The courses seek to combine the real world resources of experienced practitioners by taking advantage of fifteen mid-career international development and planning practitioners (Spurs/Humphrey fellows), who are hosted by DUSP each year, and who can serve as a major resource for connecting MIT undergraduates to the international world of development planning practice.
TIER I: Introduction to International Development Theories & Practice
- 11.025 D-Lab: Development
- 11.005 Introduction to International Development
- 11.140 Urbanization and Development (meets with 11.480)
TIER II: Specialized Topics in International Development
Choose four in consultation with the minor advisor:
- 11.002 Making Public Policy
- 11.027 City to City
- 11.144 Project Appraisal in Developing Countries
- 11.147 Innovative Budgeting & Finance for the Public Sector
- 11.164J Human Rights in Theory and Practice
- 11.165J Infrastructure & Energy Security Challenges
- 11.166 Law, Social Movements, & Public Policy
- 4.233 The New Global Planning Practitioner
- EC.715 D-Lab: Disseminating Water, Sanitation and Hygiene Innovations for the Common Good
Additional information can be obtained from Professor Balakrishnan Rajagopal  in the Department of Urban Studies and Planning.
Each IDG student in the Master’s program is required to take the following courses:
- Gateway: Planning Action
- Planning Economics
- Microeconomics (or test out)
- Intro to Spatial Analysis (or test out)
- Quantitative Reasoning and Statistical Methods (or test out)
- Introduction to International Development and Planning
- One practicum (e.g. Mexico City Practicum, Sao Paulo Studio, etc.)
Many IDG master’s students also elect to take at least one additional economics or methods class. Ph.D. students do not normally take the MCP core, but fulfill their degree requirements with a slightly different array of required courses. Ph.D. students in IDG frequently take at least two from the intermediate economics or methods classes offered, e.g. Economic Analysis for Business Decisions Applied Macro- and International Economics.
IDG offers a wide range of elective classes that allow MCP students the opportunity to focus their work around specific themes and issues. While IDG does not require MCP students to formally commit to a sub-specialization, students are advised to build a cohesive course of study based on a specific body of knowledge. Possible areas of focus include Governance and Globalization; Housing and Human Settlement Policies; Income Distribution, Employment, and Poverty Alleviation; Infrastructure and Transportation; Institutional Approaches to Development; or Regional and Urban Economic Theory. A current list of IDG core and elective courses can be found on the Subjects  page.
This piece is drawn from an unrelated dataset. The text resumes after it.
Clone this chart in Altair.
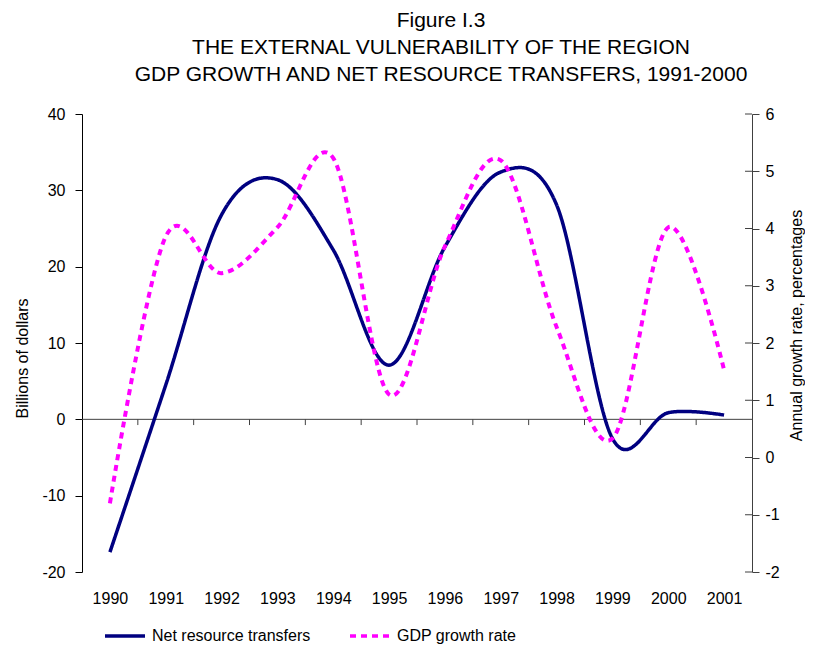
import altair as alt
import pandas as pd

# ---- data ----
years = [1990, 1991, 1992, 1993, 1994, 1995, 1996, 1997, 1998, 1999, 2000, 2001]
net_transfers = [-17.4, 4.5, 26.8, 31.4, 22.2, 7.1, 22.6, 32.4, 28.1, -2.5, 0.87, 0.56]   # billions of dollars
gdp_growth = [-0.80, 3.86, 3.22, 4.02, 5.23, 1.10, 3.69, 5.19, 2.28, 0.33, 4.02, 1.53]    # annual %
left_ticks = [-20, -10, 0, 10, 20, 30, 40]
right_ticks = [-2, -1, 0, 1, 2, 3, 4, 5, 6]
series_names = ["Net resource transfers", "GDP growth rate"]
title_lines = [
    "Figure I.3",
    "THE EXTERNAL VULNERABILITY OF THE REGION",
    "GDP GROWTH AND NET RESOURCE TRANSFERS, 1991-2000",
]

FONT = "Liberation Sans"
NAVY = "#000080"
MAGENTA = "#FF00FF"
AXIS_GREY = "#404040"

net_df = pd.DataFrame({"year": years, "value": net_transfers, "series": series_names[0]})
gdp_df = pd.DataFrame({"year": years, "value": gdp_growth, "series": series_names[1]})
bounds_df = pd.DataFrame({"year": years[:-1]})
rt_df = pd.DataFrame({"r": right_ticks})
zero_df = pd.DataFrame({"z": [0]})

x_scale = alt.Scale(domain=[1989.5, 2001.5], nice=False, zero=False)
x_axis = alt.Axis(values=years, format="d", ticks=False, domain=False, grid=False,
                  labelPadding=18, labelFontSize=16, labelFont=FONT, labelColor="black",
                  labelOverlap=False, labelFlush=False, title=None)

yl_scale = alt.Scale(domain=[-20, 40], nice=False, zero=False)
yl_axis = alt.Axis(values=left_ticks, orient="left", grid=False, ticks=True, tickSize=7,
                   tickColor="black", domainColor="black", labelPadding=10, labelFontSize=16,
                   labelFont=FONT, labelColor="black", labelExpr="datum.value + ''",
                   title="Billions of dollars", titleFont=FONT,
                   titleFontSize=16, titleFontWeight="normal", titleColor="black",
                   titleAngle=270, titleX=-60, titleY=244, titleAlign="center",
                   titleBaseline="middle")

yr_scale = alt.Scale(domain=[-2, 6], nice=False, zero=False)
yr_axis = alt.Axis(values=right_ticks, orient="right", grid=False, ticks=True, tickSize=7,
                   tickColor=AXIS_GREY, domainColor=AXIS_GREY, labelPadding=6, labelFontSize=16,
                   labelFont=FONT, labelColor="black", labelExpr="datum.value + ''",
                   title="Annual growth rate, percentages", titleFont=FONT,
                   titleFontSize=16, titleFontWeight="normal", titleColor="black",
                   titleAngle=270, titleX=44, titleY=211, titleAlign="center",
                   titleBaseline="middle")

legend = alt.Legend(title=None, orient="none", legendX=21, legendY=500, direction="horizontal",
                    labelFontSize=16, labelFont=FONT, labelColor="black", symbolSize=1600,
                    symbolStrokeWidth=3.5, columnPadding=32, labelOffset=5, gridAlign="none")
color = alt.Color("series:N", scale=alt.Scale(domain=series_names, range=[NAVY, MAGENTA]), legend=legend)
dash = alt.StrokeDash("series:N", scale=alt.Scale(domain=series_names, range=[[1, 0], [6, 5]]), legend=legend)

zero_line = alt.Chart(zero_df).mark_rule(color=AXIS_GREY, strokeWidth=1).encode(
    y=alt.Y("z:Q", scale=yl_scale, axis=yl_axis)
)

x_ticks = alt.Chart(bounds_df).transform_calculate(b="datum.year + 0.5").mark_rule(
    color=AXIS_GREY, strokeWidth=1
).encode(
    x=alt.X("b:Q", scale=x_scale, axis=x_axis),
    y=alt.YDatum(0, scale=yl_scale, axis=yl_axis),
    y2=alt.Y2Datum(-0.75),
)

blue = alt.Chart(net_df).mark_line(strokeWidth=3.5, interpolate="cardinal").encode(
    x=alt.X("year:Q", scale=x_scale, axis=x_axis),
    y=alt.Y("value:Q", scale=yl_scale, axis=yl_axis),
    color=color,
    strokeDash=dash,
)

pink = alt.Chart(gdp_df).mark_line(strokeWidth=4, interpolate="cardinal").encode(
    x=alt.X("year:Q", scale=x_scale, axis=x_axis),
    y=alt.Y("value:Q", scale=yr_scale, axis=yr_axis),
    color=color,
    strokeDash=dash,
)

r_ticks = alt.Chart(rt_df).mark_rule(color=AXIS_GREY, strokeWidth=1).encode(
    y=alt.Y("r:Q", scale=yr_scale, axis=yr_axis),
    x=alt.XDatum(2001.375, scale=x_scale, axis=x_axis),
    x2=alt.X2Datum(2001.5),
)

left = alt.layer(zero_line, x_ticks, blue)
right = alt.layer(pink, r_ticks)

chart = alt.layer(left, right).resolve_scale(y="independent").properties(
    width=670,
    height=458,
    title=alt.TitleParams(text=title_lines, fontSize=21, font=FONT, fontWeight="normal",
                          color="black", anchor="middle", lineHeight=27, offset=21, dx=24,
                          frame="group"),
    autosize=alt.AutoSizeParams(type="none"),
    padding={"left": 74, "top": 106, "right": 53, "bottom": 72},
).configure_view(stroke=None)

chart.save("out.html", embed_options={"renderer": "svg", "actions": False})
At the Ph.D. level, IDG aims to heighten reflective practice and promote research that is both theoretically rigorous and innovative while also cognizant of the concrete obstacles people face in developing cities, regions, and nations. The doctoral program trains candidates for the research and teaching of development planning, emphasizing fundamental research competence, and offers flexibility in the design of special areas of study. Joint student-faculty research and teaching is also encouraged.